I can’t imagine how much energy they must put into keeping their nine- or ten-pound bodies aloft. But that’s what they do, even the day after an election. Seems like there might be a lesson in that.
For many people in my circles of family and friends, this morning is an occasion to be mourned — and for some, who suffered from even more profound anticipatory anxiety during this election cycle, it may seem like a traumatic end to an era in which morality and good sense were relegated to the back seats of the bus like school children prone to disruption.
But the geese continue to migrate (although I believe their migrations are getting to be more local, as the earth warms). The squirrels continue to forage for their winter larder. Frogs continue to take refuge in the mud at the bottoms of ponds and lakes. The barred owls in the woods around Dividend Pond in Rocky Hill continue to call out to preserve their territory. And the coyotes that frequent the stream-fed and dammed pond continue stalking stray geese stranded in the weeds.

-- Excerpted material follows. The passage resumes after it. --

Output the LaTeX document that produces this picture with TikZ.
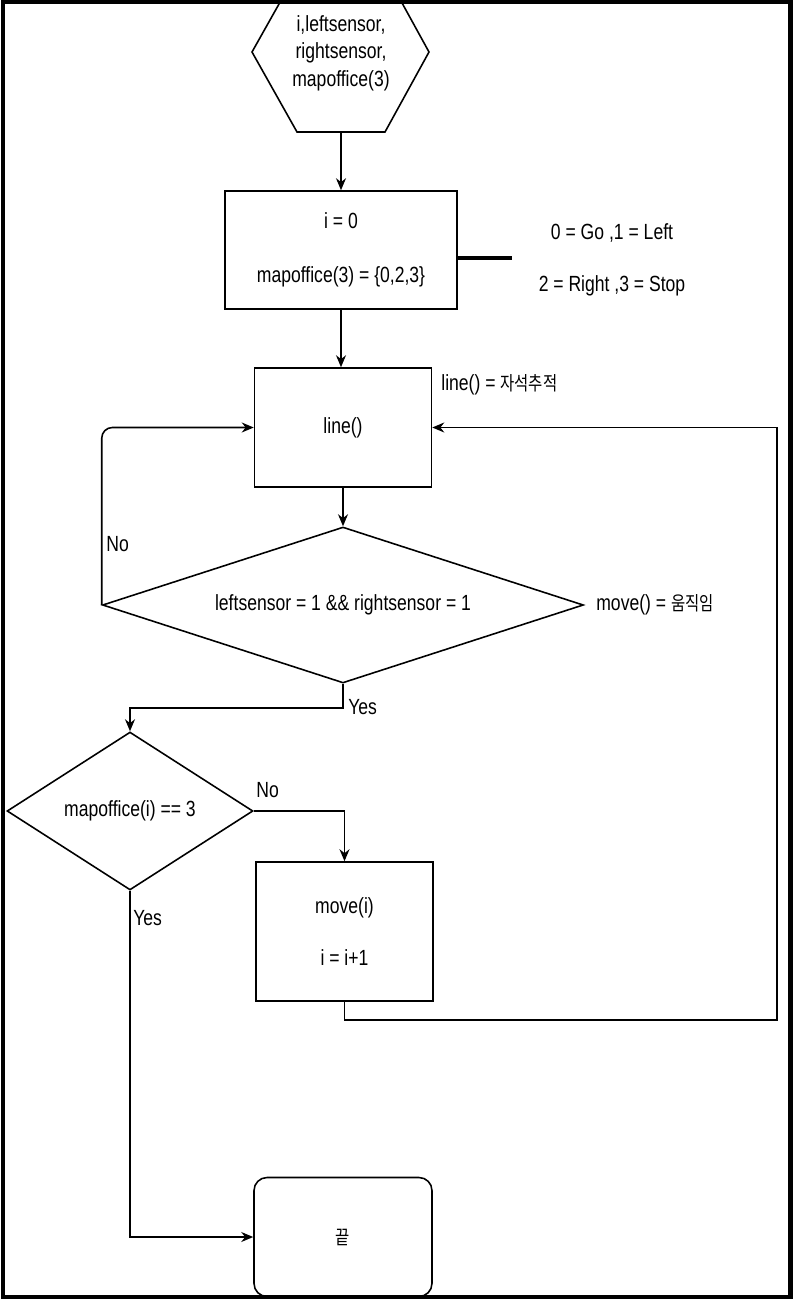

So yes, the natural world takes all this upheaval in stride — no interruptions to the daily parade. But we as Americans can’t afford to take this in stride. That would mean sacrificing too much that is good and proper.
Accepting that it’s okay for the federal government to plan to deport millions of people — immigrant families and dedicated workers — would be wrong, even if those people are undocumented.
Accepting that it’s okay to plan more tax cuts — for anyone, but especially for the ultra-rich — that would be paid for by cutting benefits for the nation’s less affluent and retired workers and their families would be wrong.
Accepting that it’s okay to stack the Justice Department with loyalists rather than the seasoned and impartial personnel already in place would be wrong.
Accepting that it would be okay to use that reconfigured department to go after political opponents or people perceived as not loyal enough would be wrong.
To accept that it’s okay to undermine faith in the electoral system that has propelled this nation for more than two centuries would be wrong.
Accepting that it’s okay for our governments — state and federal — to strip from women the rights to self-determination and healthy choices would be profoundly wrong.
And so on. And so on.
The question now becomes how we, as the 66+ million people who voted for sane leadership, can respond. And that answer is — or those answers are — not yet clear to me. I’m hoping (against hope) that the answers will present themselves in the next few months and that we can begin to push back against this tide of awfulness unleashed by an egocentric landlord from Brooklyn and the people who support him — who failed repeatedly to take steps to stand up to him and his selfish allies.